El efecto sorpresa que persigue el arte contemporáneo ha dado lugar a situaciones sorprendentes, como cuando en octubre de 2015 la mujer de la limpieza de un museo de arte moderno de Bolzano (Italia) envió a la basura una instalación de Sarah Goldschmied y Eleanora Chiari formada por botellas vacías, cajetillas de tabaco vacías y confeti pisoteado que simbolizaban, según las artistas, el fin del consumismo y la especulación financiera. O la creencia de que el apuñalamiento de una mujer durante la Art Basel de Miami en diciembre de ese mismo año fuese tomada por una performance al haberse producido frente a una instalación titulada “The Swamp of Sagitarius” de la artista Naomi Fisher. Una de las más dramáticas fue la escena del asesinato a tiros del embajador de Rusia en Turquía, Andrey Karlov, durante la presentación de una exposición en una galería de arte de Ankara mientras los asistentes pensaban en un primer momento que se trataba de otra representación.
En fin, y para cerrar el ciclo, volvamos al urinario de Marcel Duchamp, del que actualmente existen quince copias distribuidas por todo el mundo. Entre 1993 y 2006 los artistas Kendell Geers, Brian Eno, Björn Kjelltoft, Yan Chai, Jian Jun Xi y Pierre Pinoncelli, se dedicaron a visitar esos urinarios de Duchamp para reactivar su impulso: se trataba de orinar en ellos, convertirlos en artefactos del utilitarismo.
También el plátano de Cattelan tuvo un destino utilitario cuando el artista performativo David Datuna arrancó uno de los modelos de la pared en la que estaba pegado y se lo comió. Claro que, para que quedase constancia, tuvo el detalle de grabar su “performance” y colgarla en internet para que todo el mundo pueda verla: su reproducción viral le proporcionará unos cuantos miles de dólares más.
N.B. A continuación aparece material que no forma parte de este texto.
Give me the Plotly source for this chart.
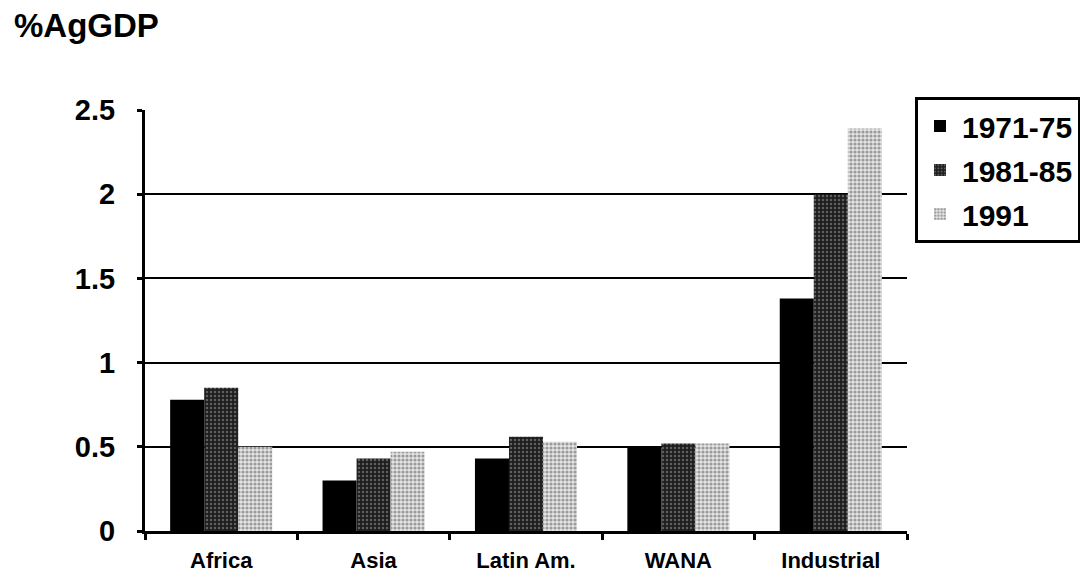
import plotly.graph_objects as go

# Agricultural research spending as % of agricultural GDP, by region
regions = ["Africa", "Asia", "Latin Am.", "WANA", "Industrial"]
periods = ["1971-75", "1981-85", "1991"]
share_1971_75 = [0.78, 0.30, 0.43, 0.50, 1.38]
share_1981_85 = [0.85, 0.43, 0.56, 0.52, 2.00]
share_1991 = [0.50, 0.47, 0.53, 0.52, 2.39]
y_ticks = [0, 0.5, 1, 1.5, 2, 2.5]
y_tick_text = ["0", "0.5", "1", "1.5", "2", "2.5"]

FONT = "Liberation Sans, Arial, sans-serif"

styles = [
    dict(color="#000000", pattern=dict(shape="")),
    dict(color="#2a2a2a", pattern=dict(shape=".", fgcolor="#a0a0a0", bgcolor="#1e1e1e",
                                       size=4, solidity=0.3, fillmode="overlay")),
    dict(color="#a8a8a8", pattern=dict(shape=".", fgcolor="#505050", bgcolor="#e4e4e4",
                                       size=4, solidity=0.5, fillmode="overlay")),
]

fig = go.Figure()
for name, vals, st in zip(periods, [share_1971_75, share_1981_85, share_1991], styles):
    fig.add_trace(go.Bar(
        x=regions, y=vals, name=name, legendgroup=name,
        marker=dict(color=st["color"], pattern=st["pattern"], line=dict(width=0)),
    ))

fig.update_layout(
    width=1080, height=579,
    paper_bgcolor="white", plot_bgcolor="white",
    margin=dict(l=145, r=173, t=110, b=48, autoexpand=False),
    barmode="group", bargap=0.33, bargroupgap=0,
    font=dict(family=FONT, color="black"),
    showlegend=True,
    legend=dict(
        x=(915 - 145) / 762, y=(531 - 97) / 421, xanchor="left", yanchor="top",
        bordercolor="black", borderwidth=3, bgcolor="white",
        font=dict(family=FONT, size=30, color="black", weight="bold"),
        tracegroupgap=2, itemwidth=34,
    ),
    annotations=[dict(
        text="<b>%AgGDP</b>", xref="paper", yref="paper",
        x=-133 / 762, y=(531 - 25) / 421, xanchor="left", yanchor="middle",
        showarrow=False, font=dict(family=FONT, size=33, color="black"),
    )],
)

fig.update_yaxes(
    range=[0, 2.5], tickvals=y_ticks, ticktext=y_tick_text,
    showgrid=True, gridcolor="black", gridwidth=2,
    showline=True, linecolor="black", linewidth=3,
    ticks="outside", ticklen=5, tickwidth=3, tickcolor="black",
    ticklabelstandoff=16,
    tickfont=dict(family=FONT, size=29, color="black", weight="bold"),
    zeroline=False, fixedrange=True,
)
fig.update_xaxes(
    showline=True, linecolor="black", linewidth=3,
    ticks="outside", tickson="boundaries", ticklen=6, tickwidth=3, tickcolor="black",
    ticklabelstandoff=8,
    tickfont=dict(family=FONT, size=22, color="black", weight="bold"),
    showgrid=False,
)

fig.write_html("out.html")
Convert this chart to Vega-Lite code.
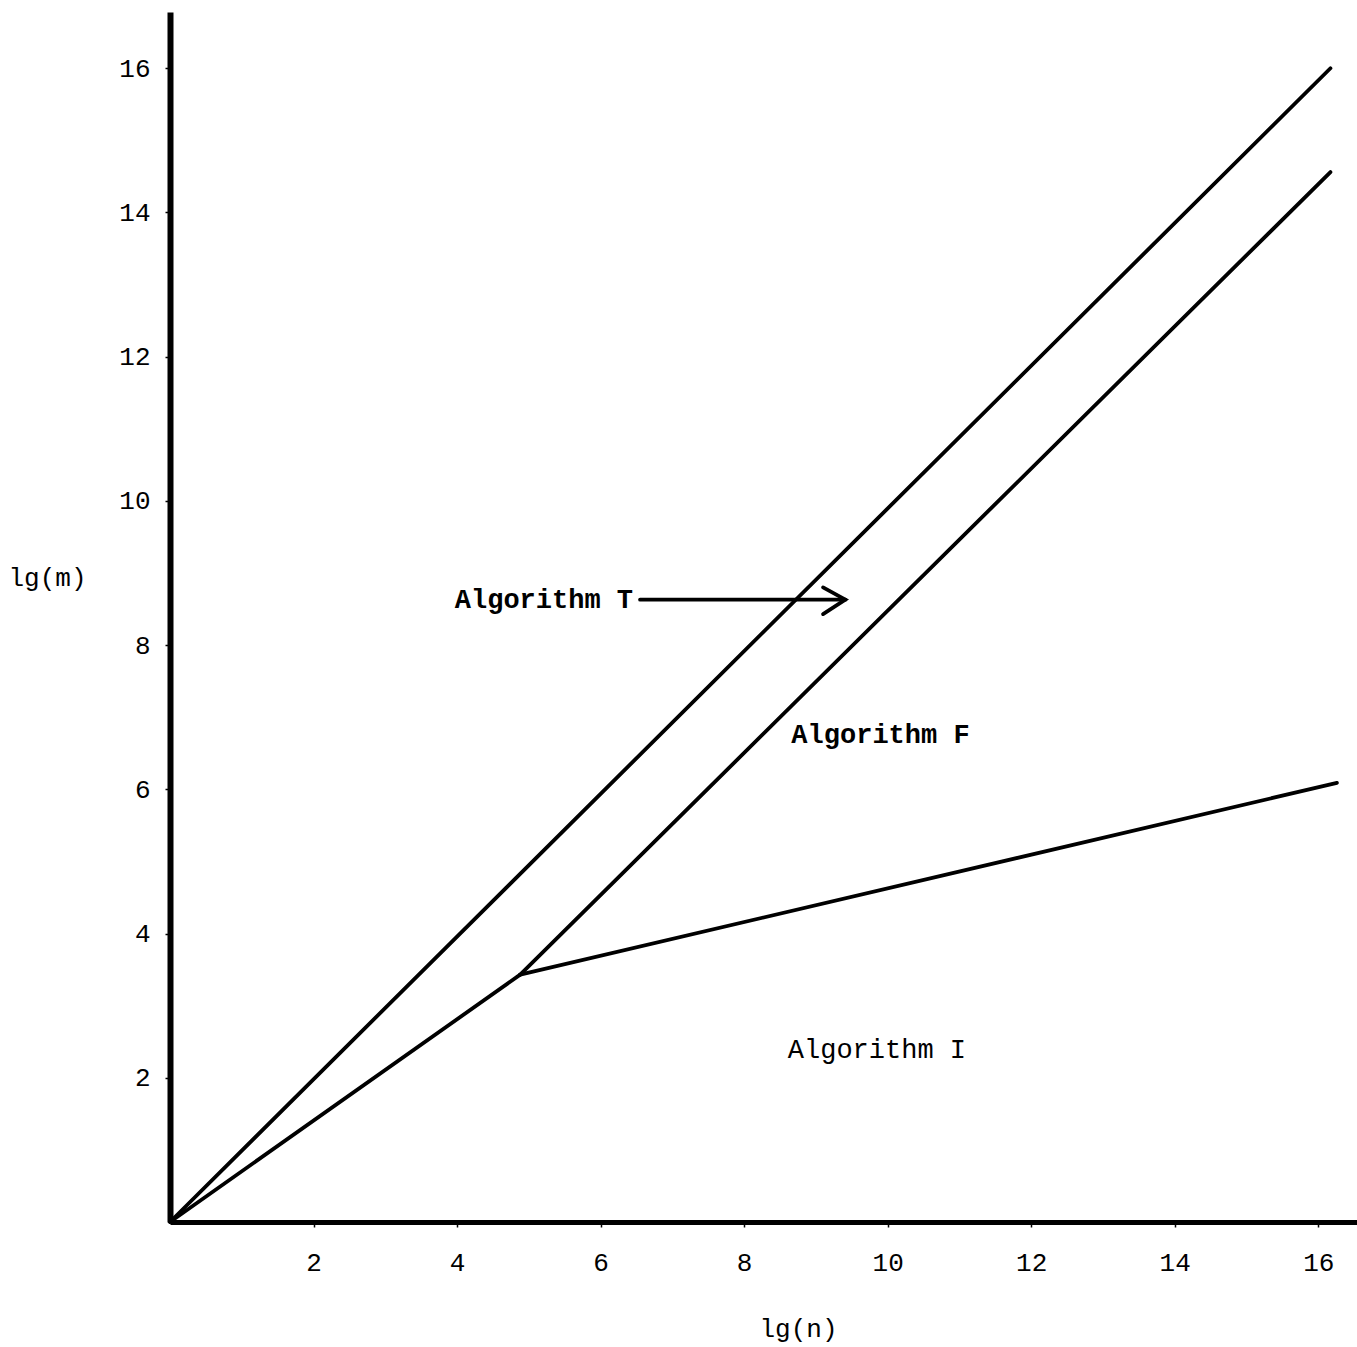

1.- La «basura» es un gesto cultural. Qué es «desecho» y qué se reutiliza depende en mucho de la cultura propia de cada pueblo. Hace unos meses conversaba ésto con uno de mis hermanos mientras mi sobrina de pocos años jugaba a nuestro lado. En ese preciso momento pasaba por nuestro urbanismo el camión de recolección de desechos sólidos. Al verlo, mi sobrina exclamó: «¡Allá va el camión de la cultura!».
2.- Estas manifestaciones artísticas muchas veces han acompañado en sus luchas a los movimientos independientes de derechos humanos. Son una herramienta fundamental en el Uso Alternativo del Derecho como estrategia de protesta, de denuncia o de impulso a causas que, de otra forma, serían invisibilizadas y cuyos expedientes legales reposarían eternamente en los archivos de los tribunales sin obtener la atención de la mirada indiferente de funcionarios o funcionarias del Sistema de Administración de Justicia.